We were rather bold in the original Galaxy S II review by stating that the device's display was spectacular enough to rival the iPhone 4's Retina Display -- say what you will about Apple's 15-month old flagship, that's still no easy feat to match. But it's a testament to the superior nature of the S-AMOLED technology used in Sammy's Super AMOLED Plus screens, which offers the deepest blacks, the most saturated colors and the best viewing angles that you can find on any other phone on the market. Head over to our Galaxy S II review, where we go into excruciating detail on why this is so.
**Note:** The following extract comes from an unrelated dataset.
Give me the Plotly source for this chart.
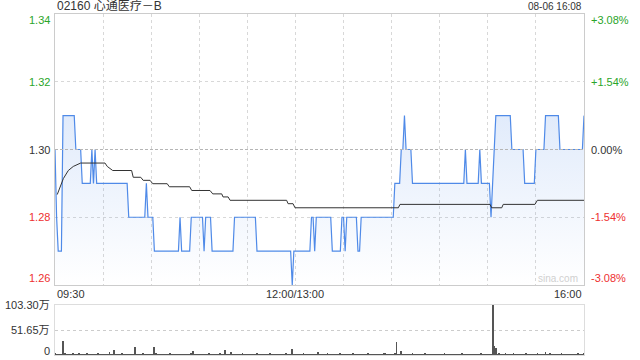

Suffice it to say for this review, the Epic 4G Touch doesn't disappoint in its display either. We say this with just a smidge of surprise, since it made the screen even larger but yet used the same WVGA (800 x 480) resolution. The pixel density is obviously lower in this case, as there's more screen space to pack the same number of pixels in. To our delight, however, the Epic's display looked just as beautiful in spite of the size difference. This was great news to us, since we were able to enjoy the same viewing experience and
do so with more real estate on the screen. And what's better, we took the phone outside in the middle of a sunny day and were still able to see the screen clearly, despite being exposed to direct sunlight.
To take things an extra step, we compared the Epic's Super AMOLED Plus side by side with the IPS WVGA display in the T-Mobile G2x, cranking the devices' brightness up as high as they could go. The G2x, which has a higher pixel density by nature of its 4-inch display, still appeared dimmer and more pixelated.